Listed records:
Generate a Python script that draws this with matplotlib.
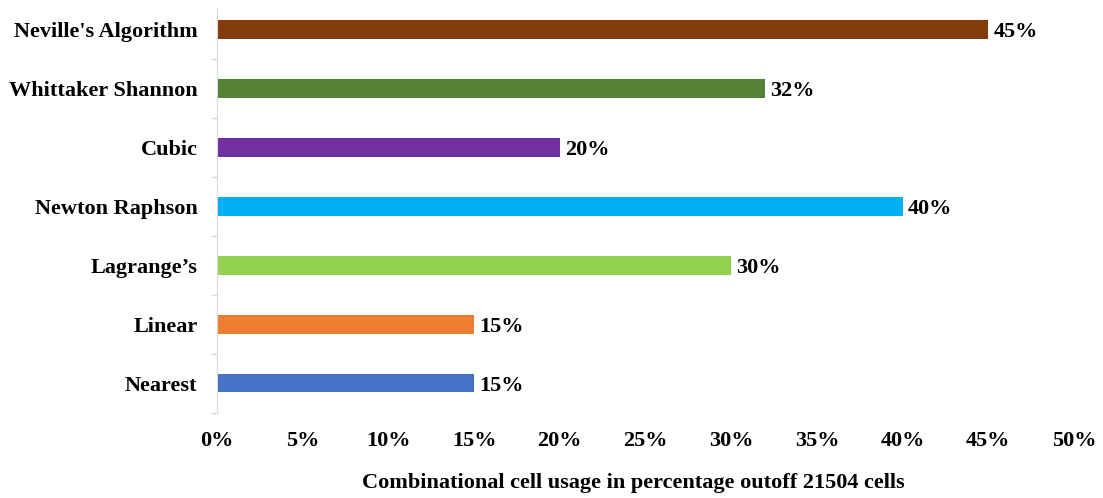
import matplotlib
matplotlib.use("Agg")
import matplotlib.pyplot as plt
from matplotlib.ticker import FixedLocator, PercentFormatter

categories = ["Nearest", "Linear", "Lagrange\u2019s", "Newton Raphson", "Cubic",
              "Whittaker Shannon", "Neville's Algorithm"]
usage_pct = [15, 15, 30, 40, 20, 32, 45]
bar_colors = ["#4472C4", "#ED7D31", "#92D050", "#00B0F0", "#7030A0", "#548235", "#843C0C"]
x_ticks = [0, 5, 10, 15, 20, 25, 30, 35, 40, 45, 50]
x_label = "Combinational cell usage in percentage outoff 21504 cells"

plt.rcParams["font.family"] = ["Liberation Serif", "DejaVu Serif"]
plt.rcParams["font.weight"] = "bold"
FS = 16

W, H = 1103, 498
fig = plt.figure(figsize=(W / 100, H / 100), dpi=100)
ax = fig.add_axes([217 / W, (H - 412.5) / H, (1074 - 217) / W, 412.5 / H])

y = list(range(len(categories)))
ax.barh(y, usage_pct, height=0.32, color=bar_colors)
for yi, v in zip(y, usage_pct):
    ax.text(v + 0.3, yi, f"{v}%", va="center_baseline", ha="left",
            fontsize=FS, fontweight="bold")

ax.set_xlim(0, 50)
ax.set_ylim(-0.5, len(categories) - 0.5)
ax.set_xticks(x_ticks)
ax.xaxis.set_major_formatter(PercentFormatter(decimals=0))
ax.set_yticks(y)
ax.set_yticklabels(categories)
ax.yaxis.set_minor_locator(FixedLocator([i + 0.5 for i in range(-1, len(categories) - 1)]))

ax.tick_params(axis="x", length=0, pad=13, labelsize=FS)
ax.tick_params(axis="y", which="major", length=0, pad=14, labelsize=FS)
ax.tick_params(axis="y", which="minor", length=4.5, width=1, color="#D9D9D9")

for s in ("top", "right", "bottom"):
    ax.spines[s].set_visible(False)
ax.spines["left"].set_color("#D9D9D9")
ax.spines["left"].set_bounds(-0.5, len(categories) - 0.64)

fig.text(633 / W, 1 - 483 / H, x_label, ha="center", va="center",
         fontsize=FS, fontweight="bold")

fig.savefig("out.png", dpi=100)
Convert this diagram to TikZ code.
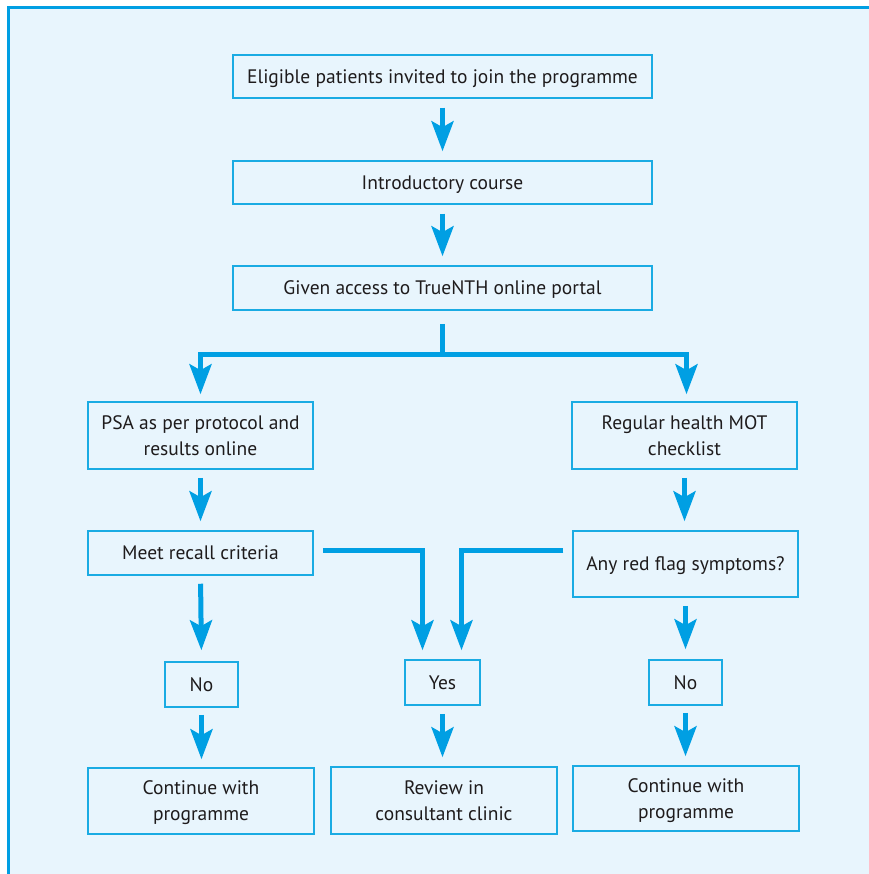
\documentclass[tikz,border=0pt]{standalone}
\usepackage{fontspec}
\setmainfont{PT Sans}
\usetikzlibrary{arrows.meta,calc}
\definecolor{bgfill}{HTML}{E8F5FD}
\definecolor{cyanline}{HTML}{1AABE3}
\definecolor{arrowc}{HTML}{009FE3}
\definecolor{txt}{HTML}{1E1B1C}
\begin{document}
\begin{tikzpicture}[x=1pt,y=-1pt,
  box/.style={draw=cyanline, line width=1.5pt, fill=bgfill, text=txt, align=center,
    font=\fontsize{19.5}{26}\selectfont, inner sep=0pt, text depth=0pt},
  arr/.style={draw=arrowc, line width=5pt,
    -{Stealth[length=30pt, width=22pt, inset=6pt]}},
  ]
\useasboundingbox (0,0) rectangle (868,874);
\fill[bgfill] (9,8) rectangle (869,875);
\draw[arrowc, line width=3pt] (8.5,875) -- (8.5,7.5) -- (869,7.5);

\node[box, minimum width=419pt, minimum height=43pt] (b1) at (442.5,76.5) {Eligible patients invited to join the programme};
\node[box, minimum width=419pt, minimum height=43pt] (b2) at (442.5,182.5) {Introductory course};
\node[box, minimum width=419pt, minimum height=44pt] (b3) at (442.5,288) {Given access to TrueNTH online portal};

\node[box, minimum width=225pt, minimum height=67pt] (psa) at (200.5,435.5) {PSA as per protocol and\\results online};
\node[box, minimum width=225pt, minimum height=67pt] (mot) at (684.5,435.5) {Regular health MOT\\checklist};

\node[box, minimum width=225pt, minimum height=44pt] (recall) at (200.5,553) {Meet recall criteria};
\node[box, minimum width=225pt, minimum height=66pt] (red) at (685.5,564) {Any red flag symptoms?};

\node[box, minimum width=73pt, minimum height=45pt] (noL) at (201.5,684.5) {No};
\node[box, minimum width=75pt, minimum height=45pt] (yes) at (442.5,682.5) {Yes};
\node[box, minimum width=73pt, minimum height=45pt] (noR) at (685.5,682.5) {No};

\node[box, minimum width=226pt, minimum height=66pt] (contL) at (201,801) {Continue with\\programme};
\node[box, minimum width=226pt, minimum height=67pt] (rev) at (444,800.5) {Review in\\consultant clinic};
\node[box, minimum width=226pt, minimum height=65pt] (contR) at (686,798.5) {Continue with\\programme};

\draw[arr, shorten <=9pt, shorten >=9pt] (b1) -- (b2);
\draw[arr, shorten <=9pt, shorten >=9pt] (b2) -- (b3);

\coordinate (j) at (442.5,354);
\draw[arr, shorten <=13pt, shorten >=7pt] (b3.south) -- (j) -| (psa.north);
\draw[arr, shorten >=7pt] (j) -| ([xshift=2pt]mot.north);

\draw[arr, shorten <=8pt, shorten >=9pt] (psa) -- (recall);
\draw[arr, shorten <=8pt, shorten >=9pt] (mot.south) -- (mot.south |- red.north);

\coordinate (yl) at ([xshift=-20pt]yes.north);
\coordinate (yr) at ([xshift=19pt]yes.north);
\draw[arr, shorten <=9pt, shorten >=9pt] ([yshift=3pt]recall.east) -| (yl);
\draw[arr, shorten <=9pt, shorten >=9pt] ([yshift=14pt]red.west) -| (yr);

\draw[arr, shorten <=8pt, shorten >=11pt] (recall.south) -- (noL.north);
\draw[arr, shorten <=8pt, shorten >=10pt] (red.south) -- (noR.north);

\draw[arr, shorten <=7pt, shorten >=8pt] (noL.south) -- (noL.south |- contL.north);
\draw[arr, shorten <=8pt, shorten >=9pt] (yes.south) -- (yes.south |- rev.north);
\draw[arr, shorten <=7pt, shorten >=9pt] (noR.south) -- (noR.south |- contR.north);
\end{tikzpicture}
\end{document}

Problem to solve:
Select every line above that contains the word "matplotlib", and copy it.

Answer to the exercise:
Generate a Python script that draws this with matplotlib.
import matplotlib
matplotlib.use("Agg")
import matplotlib.pyplot as plt
from matplotlib.ticker import FixedLocator, PercentFormatter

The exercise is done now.